Two mortgage lenders will pay more than $22 million combined to settle federal civil charges that they improperly foreclosed on 178 military personnel, some of whom were serving in the Iraq or Afghanistan wars.

Subsidiaries of Bank of America Corp. and Morgan Stanley failed to obtain court orders before imposing the foreclosures between 2006 and 2009, the Justice Department said Thursday. The cases will result in an average of $125,562 in payments per person. The foreclosed homes were in 22 states.

The settlement is "easily the largest amount recovered" in a case of improper military foreclosures, said Thomas E. Perez, an assistant attorney general.

"The men and women who serve our nation in the armed forces deserve, at the very least, to know that they will not have their homes taken from them wrongfully while they are bravely putting their lives on the line on behalf of their country," Perez said.

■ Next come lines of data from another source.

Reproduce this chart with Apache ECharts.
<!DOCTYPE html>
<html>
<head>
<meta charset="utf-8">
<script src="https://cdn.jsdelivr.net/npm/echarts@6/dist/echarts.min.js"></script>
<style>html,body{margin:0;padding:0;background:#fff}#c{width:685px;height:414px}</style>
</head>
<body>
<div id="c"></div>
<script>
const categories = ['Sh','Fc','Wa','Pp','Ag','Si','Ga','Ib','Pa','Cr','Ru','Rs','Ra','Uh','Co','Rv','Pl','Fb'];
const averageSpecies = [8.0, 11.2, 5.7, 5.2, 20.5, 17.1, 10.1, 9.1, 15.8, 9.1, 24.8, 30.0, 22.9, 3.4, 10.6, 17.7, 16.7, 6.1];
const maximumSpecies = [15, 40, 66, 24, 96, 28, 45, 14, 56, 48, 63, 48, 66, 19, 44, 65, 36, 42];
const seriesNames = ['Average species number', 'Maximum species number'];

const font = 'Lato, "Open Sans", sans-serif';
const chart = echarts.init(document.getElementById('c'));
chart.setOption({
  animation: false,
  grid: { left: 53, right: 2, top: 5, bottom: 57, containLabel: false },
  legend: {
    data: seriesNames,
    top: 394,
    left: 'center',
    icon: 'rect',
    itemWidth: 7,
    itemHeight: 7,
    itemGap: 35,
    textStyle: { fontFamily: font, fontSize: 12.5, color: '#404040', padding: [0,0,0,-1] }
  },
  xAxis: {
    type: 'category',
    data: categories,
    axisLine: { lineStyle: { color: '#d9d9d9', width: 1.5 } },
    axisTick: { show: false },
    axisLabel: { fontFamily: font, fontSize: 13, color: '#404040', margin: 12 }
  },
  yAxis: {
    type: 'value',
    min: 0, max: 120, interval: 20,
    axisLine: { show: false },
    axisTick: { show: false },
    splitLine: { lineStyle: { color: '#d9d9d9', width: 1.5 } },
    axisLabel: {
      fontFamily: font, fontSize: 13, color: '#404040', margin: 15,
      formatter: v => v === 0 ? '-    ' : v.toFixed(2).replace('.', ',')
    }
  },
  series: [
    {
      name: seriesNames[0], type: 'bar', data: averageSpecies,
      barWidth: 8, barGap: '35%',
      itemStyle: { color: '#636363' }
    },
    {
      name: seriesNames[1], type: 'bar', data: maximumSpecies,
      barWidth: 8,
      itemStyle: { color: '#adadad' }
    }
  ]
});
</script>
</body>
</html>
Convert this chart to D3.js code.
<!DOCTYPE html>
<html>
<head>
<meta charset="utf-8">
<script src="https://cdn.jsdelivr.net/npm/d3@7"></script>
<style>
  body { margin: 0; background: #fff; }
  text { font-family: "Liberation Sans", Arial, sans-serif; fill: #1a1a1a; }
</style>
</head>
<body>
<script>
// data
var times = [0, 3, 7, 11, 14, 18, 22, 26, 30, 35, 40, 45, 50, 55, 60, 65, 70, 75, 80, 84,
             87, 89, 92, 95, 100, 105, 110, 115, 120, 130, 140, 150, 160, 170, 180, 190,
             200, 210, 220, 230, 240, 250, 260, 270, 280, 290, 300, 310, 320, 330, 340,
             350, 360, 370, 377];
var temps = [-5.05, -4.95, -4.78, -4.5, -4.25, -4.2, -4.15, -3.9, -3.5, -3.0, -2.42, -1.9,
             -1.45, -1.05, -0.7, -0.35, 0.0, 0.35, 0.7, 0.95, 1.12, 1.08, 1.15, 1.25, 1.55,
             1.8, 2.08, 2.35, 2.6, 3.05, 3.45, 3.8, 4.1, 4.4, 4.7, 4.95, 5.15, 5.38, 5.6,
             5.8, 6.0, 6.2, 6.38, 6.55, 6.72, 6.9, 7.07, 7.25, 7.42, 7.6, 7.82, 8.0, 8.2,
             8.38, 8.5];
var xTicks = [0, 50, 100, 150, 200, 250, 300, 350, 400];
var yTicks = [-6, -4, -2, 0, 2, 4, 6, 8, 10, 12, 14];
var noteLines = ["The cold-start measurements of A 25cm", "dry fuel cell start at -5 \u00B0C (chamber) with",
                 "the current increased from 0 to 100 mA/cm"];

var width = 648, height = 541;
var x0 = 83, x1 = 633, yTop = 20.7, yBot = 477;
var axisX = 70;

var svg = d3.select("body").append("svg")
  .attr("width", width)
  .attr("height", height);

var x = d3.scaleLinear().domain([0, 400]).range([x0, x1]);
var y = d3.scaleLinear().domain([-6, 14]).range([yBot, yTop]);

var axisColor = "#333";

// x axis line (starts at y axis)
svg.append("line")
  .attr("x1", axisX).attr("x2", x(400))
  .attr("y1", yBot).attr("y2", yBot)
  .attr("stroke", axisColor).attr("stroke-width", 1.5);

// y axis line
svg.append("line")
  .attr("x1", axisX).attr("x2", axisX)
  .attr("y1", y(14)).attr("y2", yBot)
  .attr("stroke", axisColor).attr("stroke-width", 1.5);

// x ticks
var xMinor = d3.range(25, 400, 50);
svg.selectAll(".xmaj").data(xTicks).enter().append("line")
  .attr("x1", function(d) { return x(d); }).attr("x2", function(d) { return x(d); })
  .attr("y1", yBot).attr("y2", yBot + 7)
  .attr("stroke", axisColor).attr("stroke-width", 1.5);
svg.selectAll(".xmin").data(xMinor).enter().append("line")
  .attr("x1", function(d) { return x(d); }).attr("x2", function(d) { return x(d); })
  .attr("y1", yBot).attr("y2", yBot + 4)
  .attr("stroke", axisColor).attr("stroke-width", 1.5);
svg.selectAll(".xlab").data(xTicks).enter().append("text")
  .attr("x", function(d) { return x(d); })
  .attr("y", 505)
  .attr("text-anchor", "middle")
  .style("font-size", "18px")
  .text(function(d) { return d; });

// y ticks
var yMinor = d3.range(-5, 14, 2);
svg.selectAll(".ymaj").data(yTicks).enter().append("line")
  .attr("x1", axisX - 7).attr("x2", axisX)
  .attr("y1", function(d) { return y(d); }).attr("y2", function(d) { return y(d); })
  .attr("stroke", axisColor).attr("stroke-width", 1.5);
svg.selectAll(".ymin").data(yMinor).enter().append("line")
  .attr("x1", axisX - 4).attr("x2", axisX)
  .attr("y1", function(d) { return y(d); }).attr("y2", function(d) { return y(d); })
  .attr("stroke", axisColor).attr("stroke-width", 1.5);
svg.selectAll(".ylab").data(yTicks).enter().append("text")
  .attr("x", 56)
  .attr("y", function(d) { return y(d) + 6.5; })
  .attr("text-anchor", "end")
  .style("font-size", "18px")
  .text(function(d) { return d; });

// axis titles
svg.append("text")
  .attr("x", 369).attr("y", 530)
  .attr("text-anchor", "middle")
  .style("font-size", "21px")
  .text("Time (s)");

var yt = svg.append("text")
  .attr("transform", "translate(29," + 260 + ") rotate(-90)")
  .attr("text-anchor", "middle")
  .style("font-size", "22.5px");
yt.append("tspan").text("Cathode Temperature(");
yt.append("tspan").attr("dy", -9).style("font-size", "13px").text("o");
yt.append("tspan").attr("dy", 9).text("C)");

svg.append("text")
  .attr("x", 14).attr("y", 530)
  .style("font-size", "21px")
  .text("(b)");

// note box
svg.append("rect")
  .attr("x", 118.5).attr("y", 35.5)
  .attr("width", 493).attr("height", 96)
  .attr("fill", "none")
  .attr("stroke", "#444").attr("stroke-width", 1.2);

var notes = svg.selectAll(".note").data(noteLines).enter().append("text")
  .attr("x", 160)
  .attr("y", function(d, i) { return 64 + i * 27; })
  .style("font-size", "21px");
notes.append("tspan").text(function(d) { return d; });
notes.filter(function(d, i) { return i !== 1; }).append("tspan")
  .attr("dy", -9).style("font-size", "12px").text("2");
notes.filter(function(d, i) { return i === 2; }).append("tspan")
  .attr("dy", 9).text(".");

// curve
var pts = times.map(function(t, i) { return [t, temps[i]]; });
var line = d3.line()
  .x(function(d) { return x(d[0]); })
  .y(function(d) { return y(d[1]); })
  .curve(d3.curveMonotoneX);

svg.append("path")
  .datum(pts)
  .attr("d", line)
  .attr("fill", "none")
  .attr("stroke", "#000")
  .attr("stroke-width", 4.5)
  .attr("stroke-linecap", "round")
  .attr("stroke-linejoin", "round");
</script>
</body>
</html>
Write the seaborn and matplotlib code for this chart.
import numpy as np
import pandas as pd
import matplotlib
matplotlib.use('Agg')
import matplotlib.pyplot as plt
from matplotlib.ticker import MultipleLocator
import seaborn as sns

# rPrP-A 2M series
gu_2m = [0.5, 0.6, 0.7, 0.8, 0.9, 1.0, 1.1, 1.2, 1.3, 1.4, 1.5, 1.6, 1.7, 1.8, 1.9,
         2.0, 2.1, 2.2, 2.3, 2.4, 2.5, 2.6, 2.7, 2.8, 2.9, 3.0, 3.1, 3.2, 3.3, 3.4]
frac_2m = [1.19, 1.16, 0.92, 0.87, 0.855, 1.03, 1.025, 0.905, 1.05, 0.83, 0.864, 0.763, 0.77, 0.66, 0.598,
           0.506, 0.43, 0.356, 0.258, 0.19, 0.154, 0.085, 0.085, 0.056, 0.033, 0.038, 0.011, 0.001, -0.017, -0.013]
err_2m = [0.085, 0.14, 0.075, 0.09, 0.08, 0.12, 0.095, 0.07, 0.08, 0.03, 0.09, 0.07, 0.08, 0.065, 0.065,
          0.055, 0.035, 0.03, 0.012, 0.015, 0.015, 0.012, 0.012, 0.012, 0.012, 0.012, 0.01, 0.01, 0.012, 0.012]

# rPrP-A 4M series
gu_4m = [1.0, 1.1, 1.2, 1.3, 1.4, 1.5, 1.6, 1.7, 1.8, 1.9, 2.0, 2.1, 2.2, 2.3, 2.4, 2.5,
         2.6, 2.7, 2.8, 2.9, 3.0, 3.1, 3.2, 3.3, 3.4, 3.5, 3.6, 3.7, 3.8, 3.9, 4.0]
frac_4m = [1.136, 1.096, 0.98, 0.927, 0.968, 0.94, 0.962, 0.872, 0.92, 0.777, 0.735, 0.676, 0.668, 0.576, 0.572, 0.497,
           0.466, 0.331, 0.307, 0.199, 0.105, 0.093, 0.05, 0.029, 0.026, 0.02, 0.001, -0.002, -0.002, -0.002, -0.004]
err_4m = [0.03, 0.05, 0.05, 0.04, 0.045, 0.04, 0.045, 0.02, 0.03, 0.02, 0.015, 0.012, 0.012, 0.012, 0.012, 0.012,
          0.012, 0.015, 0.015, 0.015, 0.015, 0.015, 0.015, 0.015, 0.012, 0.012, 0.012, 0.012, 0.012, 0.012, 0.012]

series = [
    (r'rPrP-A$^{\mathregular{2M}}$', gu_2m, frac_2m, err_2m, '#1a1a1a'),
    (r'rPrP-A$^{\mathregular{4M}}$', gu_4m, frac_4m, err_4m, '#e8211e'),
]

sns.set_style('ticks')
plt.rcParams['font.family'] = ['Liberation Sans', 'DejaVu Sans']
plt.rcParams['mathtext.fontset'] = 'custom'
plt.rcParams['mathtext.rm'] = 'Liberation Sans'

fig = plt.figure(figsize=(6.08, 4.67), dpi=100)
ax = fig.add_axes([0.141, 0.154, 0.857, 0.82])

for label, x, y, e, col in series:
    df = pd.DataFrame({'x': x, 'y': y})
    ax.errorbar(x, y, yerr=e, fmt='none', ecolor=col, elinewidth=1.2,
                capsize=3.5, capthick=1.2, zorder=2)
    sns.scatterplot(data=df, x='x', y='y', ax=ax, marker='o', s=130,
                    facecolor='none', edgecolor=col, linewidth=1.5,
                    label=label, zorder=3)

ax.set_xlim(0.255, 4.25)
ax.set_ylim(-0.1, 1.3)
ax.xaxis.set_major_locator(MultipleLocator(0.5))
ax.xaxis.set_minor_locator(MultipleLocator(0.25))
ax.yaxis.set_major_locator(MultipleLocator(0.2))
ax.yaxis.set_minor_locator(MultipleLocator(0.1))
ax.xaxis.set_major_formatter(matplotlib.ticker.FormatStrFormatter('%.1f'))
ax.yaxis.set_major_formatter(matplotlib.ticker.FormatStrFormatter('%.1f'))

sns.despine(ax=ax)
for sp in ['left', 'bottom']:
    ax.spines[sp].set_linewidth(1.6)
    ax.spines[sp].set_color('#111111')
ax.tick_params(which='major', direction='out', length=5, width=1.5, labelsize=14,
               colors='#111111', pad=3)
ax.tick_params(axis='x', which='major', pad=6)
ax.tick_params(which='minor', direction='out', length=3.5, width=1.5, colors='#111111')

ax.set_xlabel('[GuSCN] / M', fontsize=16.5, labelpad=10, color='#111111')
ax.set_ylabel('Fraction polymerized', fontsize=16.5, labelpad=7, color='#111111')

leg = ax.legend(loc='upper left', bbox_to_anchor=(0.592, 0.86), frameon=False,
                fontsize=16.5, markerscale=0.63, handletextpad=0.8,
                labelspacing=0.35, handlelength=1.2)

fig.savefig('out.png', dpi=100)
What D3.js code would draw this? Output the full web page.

Among those foreclosed upon were several service members who had been wounded or who suffered from post-traumatic stress disorder, officials said. One involved an Iraq war veteran who was foreclosed upon while he was receiving counseling for nightmares and "nervous conditions" stemming from his service.

Under the settlement, Perez said, the lenders agreed to create additional mortgage loan protections for military personnel.

The Bank of America subsidiary, BAC Home Loans Servicing, formerly known as Countrywide Home Loans Servicing, and the Morgan Stanley subsidiary, Saxon Mortgage Services, also agreed to look into possible cases of improper foreclosures from the summer of 2009 through 2010.

The law the lenders were accused of violating, the Servicemembers' Civil Relief Act, provides protections to military personnel. Under the law, they can't be evicted and creditors can't seize their property while they're on active duty.

The Justice Department began its investigation earlier this year after separate inquiries from the U.S. Marine Corps and Sgt. James Hurley, whose home in Hartford, Mich., was foreclosed upon by Saxon in 2005 while he was in Iraq. Hurley settled with Saxon earlier this year for an undisclosed amount.

Foreclosure cases involving military personnel serving overseas began coming to light in 2005. Last month, New York-based JPMorgan Chase agreed to settle a class-action lawsuit for more than $60 million. The case involved a Marine Corps captain who said JPMorgan overcharged its military customers who took out mortgages with the bank.

Earlier this year, JPMorgan acknowledged that it had overcharged about 4,000 service members on mortgages and had wrongfully foreclosed on 14 of them. At the time, it paid $2 million to those affected and reversed the foreclosures.

Federal officials say they're working to provide greater financial protections for military families. A federal office dedicated to military financial issues, the Office of Servicemember Affairs, was launched in January and is to be incorporated within the newly created Consumer Financial Protection Bureau.